◆ **What is being asked**:
Copy all of the material word for word, except for the pictures.

◆ **Source data**:
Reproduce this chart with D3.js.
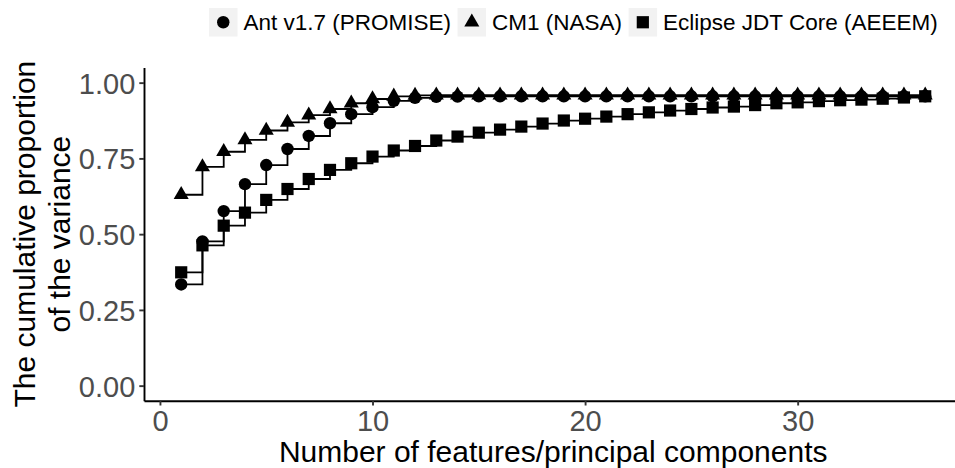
<!DOCTYPE html>
<html>
<head>
<meta charset="utf-8">
<script src="https://cdn.jsdelivr.net/npm/d3@7"></script>
<style>
  html, body { margin: 0; padding: 0; background: #ffffff; }
  svg { display: block; font-family: "Liberation Sans", Arial, sans-serif; }
</style>
</head>
<body>
<svg id="chart" width="955" height="468"></svg>
<script>
// Number of retained features / principal components
const components = [1, 2, 3, 4, 5, 6, 7, 8, 9, 10, 11, 12, 13, 14, 15, 16, 17, 18,
  19, 20, 21, 22, 23, 24, 25, 26, 27, 28, 29, 30, 31, 32, 33, 34, 35, 36];

// Cumulative proportion of variance explained, per data set
const antValues = [0.334, 0.476, 0.576, 0.665, 0.728, 0.781, 0.824, 0.866, 0.896, 0.919,
  0.940, 0.950, 0.953, 0.954, 0.955, 0.955, 0.955, 0.955, 0.955, 0.955, 0.955, 0.955,
  0.955, 0.955, 0.955, 0.955, 0.955, 0.955, 0.955, 0.955, 0.955, 0.955, 0.955, 0.955,
  0.955, 0.955];
const cm1Values = [0.630, 0.722, 0.772, 0.811, 0.842, 0.869, 0.893, 0.913, 0.932, 0.946,
  0.955, 0.958, 0.959, 0.959, 0.959, 0.959, 0.959, 0.959, 0.959, 0.959, 0.959, 0.959,
  0.959, 0.959, 0.959, 0.959, 0.959, 0.959, 0.959, 0.959, 0.959, 0.959, 0.959, 0.959,
  0.959, 0.959];
const eclipseValues = [0.374, 0.463, 0.528, 0.571, 0.613, 0.649, 0.682, 0.712, 0.734, 0.756,
  0.776, 0.791, 0.809, 0.822, 0.835, 0.845, 0.855, 0.865, 0.875, 0.881, 0.888, 0.896,
  0.902, 0.908, 0.913, 0.918, 0.921, 0.926, 0.932, 0.935, 0.939, 0.942, 0.944, 0.947,
  0.951, 0.955];

const seriesNames = ["Ant v1.7 (PROMISE)", "CM1 (NASA)", "Eclipse JDT Core (AEEEM)"];
const seriesShapes = ["circle", "triangle", "square"];
const seriesValues = [antValues, cm1Values, eclipseValues];

const xTicks = [0, 10, 20, 30];
const yTicks = [0, 0.25, 0.5, 0.75, 1];
const xTitle = "Number of features/principal components";
const yTitleLines = ["The cumulative proportion", "of the variance"];

const svg = d3.select("#chart");

const panel = { left: 144, right: 962.4, top: 67.5, bottom: 400.8 };

const x = d3.scaleLinear().domain([-0.75, 37.75]).range([panel.left, panel.right]);
const y = d3.scaleLinear().domain([-0.05, 1.05]).range([panel.bottom, panel.top]);

const series = seriesNames.map((name, i) => ({
  name,
  shape: seriesShapes[i],
  points: components.map((c, j) => ({ c, v: seriesValues[i][j] }))
}));

// Marker drawing
const symbolFor = {
  circle: d3.symbol().type(d3.symbolCircle).size(Math.PI * 6.2 * 6.2),
  triangle: d3.symbol().type(d3.symbolTriangle).size(98),
  square: d3.symbol().type(d3.symbolSquare).size(12.2 * 12.2)
};
function drawMarker(g, shape, cx, cy) {
  g.append("path")
    .attr("d", symbolFor[shape]())
    .attr("transform", `translate(${cx},${cy})`)
    .attr("fill", "#000");
}

// Axes
const xAxis = d3.axisBottom(x).tickValues(xTicks).tickFormat(d3.format("d"))
  .tickSizeOuter(0).tickSizeInner(4.7).tickPadding(5);
const yAxis = d3.axisLeft(y).tickValues(yTicks).tickFormat(d3.format(".2f"))
  .tickSizeOuter(0).tickSizeInner(4.7).tickPadding(4);

const gx = svg.append("g").attr("transform", `translate(0,${panel.bottom})`).call(xAxis);
const gy = svg.append("g").attr("transform", `translate(${panel.left},0)`).call(yAxis);

[gx, gy].forEach(g => {
  g.select(".domain").attr("stroke", "#000").attr("stroke-width", 1.9);
  g.selectAll(".tick line").attr("stroke", "#333333").attr("stroke-width", 1.9);
  g.selectAll(".tick text")
    .attr("fill", "#4D4D4D")
    .attr("font-size", 29)
    .attr("font-family", "Liberation Sans, Arial, sans-serif");
});
gy.selectAll(".tick text").attr("dy", "0.36em");
gx.selectAll(".tick text").attr("dy", "0.72em");

// Step lines
const stepLine = d3.line()
  .x(d => x(d.c))
  .y(d => y(d.v))
  .curve(d3.curveStepAfter);

const linesG = svg.append("g");
series.forEach(s => {
  linesG.append("path")
    .attr("d", stepLine(s.points))
    .attr("fill", "none")
    .attr("stroke", "#000")
    .attr("stroke-width", 1.8);
});

// Points
const pointsG = svg.append("g");
series.forEach(s => {
  s.points.forEach(p => drawMarker(pointsG, s.shape, x(p.c), y(p.v)));
});

// Axis titles
svg.append("text")
  .attr("x", (panel.left + panel.right) / 2)
  .attr("y", 461.5)
  .attr("text-anchor", "middle")
  .attr("font-size", 30)
  .attr("fill", "#000")
  .text(xTitle);

const yMid = (panel.top + panel.bottom) / 2;
yTitleLines.forEach((line, i) => {
  svg.append("text")
    .attr("transform", `translate(${35 + i * 35},${yMid}) rotate(-90)`)
    .attr("text-anchor", "middle")
    .attr("font-size", 30)
    .attr("fill", "#000")
    .text(line);
});

// Legend
const legendG = svg.append("g");
const keySize = 28.5;
const legendTop = 8;
let lx = 209;
series.forEach(s => {
  legendG.append("rect")
    .attr("x", lx).attr("y", legendTop)
    .attr("width", keySize).attr("height", keySize)
    .attr("fill", "#F2F2F2");
  drawMarker(legendG, s.shape, lx + keySize / 2, legendTop + keySize / 2);
  const t = legendG.append("text")
    .attr("x", lx + keySize + 6)
    .attr("y", legendTop + keySize / 2)
    .attr("dy", "0.36em")
    .attr("font-size", 22.5)
    .attr("fill", "#000")
    .text(s.name);
  lx += keySize + 6 + t.node().getComputedTextLength() + 6.5;
});
</script>
</body>
</html>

◆ **Answer to the problem**:
Reproduce this chart with D3.js.
<!DOCTYPE html>
<html>
<head>
<meta charset="utf-8">
<script src="https://cdn.jsdelivr.net/npm/d3@7"></script>
<style>
  html, body { margin: 0; padding: 0; background: #ffffff; }
  svg { display: block; font-family: "Liberation Sans", Arial, sans-serif; }
</style>
</head>
<body>
<svg id="chart" width="955" height="468"></svg>
<script>
// Number of retained features / principal components
const components = [1, 2, 3, 4, 5, 6, 7, 8, 9, 10, 11, 12, 13, 14, 15, 16, 17, 18,
  19, 20, 21, 22, 23, 24, 25, 26, 27, 28, 29, 30, 31, 32, 33, 34, 35, 36];

// Cumulative proportion of variance explained, per data set
const antValues = [0.334, 0.476, 0.576, 0.665, 0.728, 0.781, 0.824, 0.866, 0.896, 0.919,
  0.940, 0.950, 0.953, 0.954, 0.955, 0.955, 0.955, 0.955, 0.955, 0.955, 0.955, 0.955,
  0.955, 0.955, 0.955, 0.955, 0.955, 0.955, 0.955, 0.955, 0.955, 0.955, 0.955, 0.955,
  0.955, 0.955];
const cm1Values = [0.630, 0.722, 0.772, 0.811, 0.842, 0.869, 0.893, 0.913, 0.932, 0.946,
  0.955, 0.958, 0.959, 0.959, 0.959, 0.959, 0.959, 0.959, 0.959, 0.959, 0.959, 0.959,
  0.959, 0.959, 0.959, 0.959, 0.959, 0.959, 0.959, 0.959, 0.959, 0.959, 0.959, 0.959,
  0.959, 0.959];
const eclipseValues = [0.374, 0.463, 0.528, 0.571, 0.613, 0.649, 0.682, 0.712, 0.734, 0.756,
  0.776, 0.791, 0.809, 0.822, 0.835, 0.845, 0.855, 0.865, 0.875, 0.881, 0.888, 0.896,
  0.902, 0.908, 0.913, 0.918, 0.921, 0.926, 0.932, 0.935, 0.939, 0.942, 0.944, 0.947,
  0.951, 0.955];

const seriesNames = ["Ant v1.7 (PROMISE)", "CM1 (NASA)", "Eclipse JDT Core (AEEEM)"];
const seriesShapes = ["circle", "triangle", "square"];
const seriesValues = [antValues, cm1Values, eclipseValues];

const xTicks = [0, 10, 20, 30];
const yTicks = [0, 0.25, 0.5, 0.75, 1];
const xTitle = "Number of features/principal components";
const yTitleLines = ["The cumulative proportion", "of the variance"];

const svg = d3.select("#chart");

const panel = { left: 144, right: 962.4, top: 67.5, bottom: 400.8 };

const x = d3.scaleLinear().domain([-0.75, 37.75]).range([panel.left, panel.right]);
const y = d3.scaleLinear().domain([-0.05, 1.05]).range([panel.bottom, panel.top]);

const series = seriesNames.map((name, i) => ({
  name,
  shape: seriesShapes[i],
  points: components.map((c, j) => ({ c, v: seriesValues[i][j] }))
}));

// Marker drawing
const symbolFor = {
  circle: d3.symbol().type(d3.symbolCircle).size(Math.PI * 6.2 * 6.2),
  triangle: d3.symbol().type(d3.symbolTriangle).size(98),
  square: d3.symbol().type(d3.symbolSquare).size(12.2 * 12.2)
};
function drawMarker(g, shape, cx, cy) {
  g.append("path")
    .attr("d", symbolFor[shape]())
    .attr("transform", `translate(${cx},${cy})`)
    .attr("fill", "#000");
}

// Axes
const xAxis = d3.axisBottom(x).tickValues(xTicks).tickFormat(d3.format("d"))
  .tickSizeOuter(0).tickSizeInner(4.7).tickPadding(5);
const yAxis = d3.axisLeft(y).tickValues(yTicks).tickFormat(d3.format(".2f"))
  .tickSizeOuter(0).tickSizeInner(4.7).tickPadding(4);

const gx = svg.append("g").attr("transform", `translate(0,${panel.bottom})`).call(xAxis);
const gy = svg.append("g").attr("transform", `translate(${panel.left},0)`).call(yAxis);

[gx, gy].forEach(g => {
  g.select(".domain").attr("stroke", "#000").attr("stroke-width", 1.9);
  g.selectAll(".tick line").attr("stroke", "#333333").attr("stroke-width", 1.9);
  g.selectAll(".tick text")
    .attr("fill", "#4D4D4D")
    .attr("font-size", 29)
    .attr("font-family", "Liberation Sans, Arial, sans-serif");
});
gy.selectAll(".tick text").attr("dy", "0.36em");
gx.selectAll(".tick text").attr("dy", "0.72em");

// Step lines
const stepLine = d3.line()
  .x(d => x(d.c))
  .y(d => y(d.v))
  .curve(d3.curveStepAfter);

const linesG = svg.append("g");
series.forEach(s => {
  linesG.append("path")
    .attr("d", stepLine(s.points))
    .attr("fill", "none")
    .attr("stroke", "#000")
    .attr("stroke-width", 1.8);
});

// Points
const pointsG = svg.append("g");
series.forEach(s => {
  s.points.forEach(p => drawMarker(pointsG, s.shape, x(p.c), y(p.v)));
});

// Axis titles
svg.append("text")
  .attr("x", (panel.left + panel.right) / 2)
  .attr("y", 461.5)
  .attr("text-anchor", "middle")
  .attr("font-size", 30)
  .attr("fill", "#000")
  .text(xTitle);

const yMid = (panel.top + panel.bottom) / 2;
yTitleLines.forEach((line, i) => {
  svg.append("text")
    .attr("transform", `translate(${35 + i * 35},${yMid}) rotate(-90)`)
    .attr("text-anchor", "middle")
    .attr("font-size", 30)
    .attr("fill", "#000")
    .text(line);
});

// Legend
const legendG = svg.append("g");
const keySize = 28.5;
const legendTop = 8;
let lx = 209;
series.forEach(s => {
  legendG.append("rect")
    .attr("x", lx).attr("y", legendTop)
    .attr("width", keySize).attr("height", keySize)
    .attr("fill", "#F2F2F2");
  drawMarker(legendG, s.shape, lx + keySize / 2, legendTop + keySize / 2);
  const t = legendG.append("text")
    .attr("x", lx + keySize + 6)
    .attr("y", legendTop + keySize / 2)
    .attr("dy", "0.36em")
    .attr("font-size", 22.5)
    .attr("fill", "#000")
    .text(s.name);
  lx += keySize + 6 + t.node().getComputedTextLength() + 6.5;
});
</script>
</body>
</html>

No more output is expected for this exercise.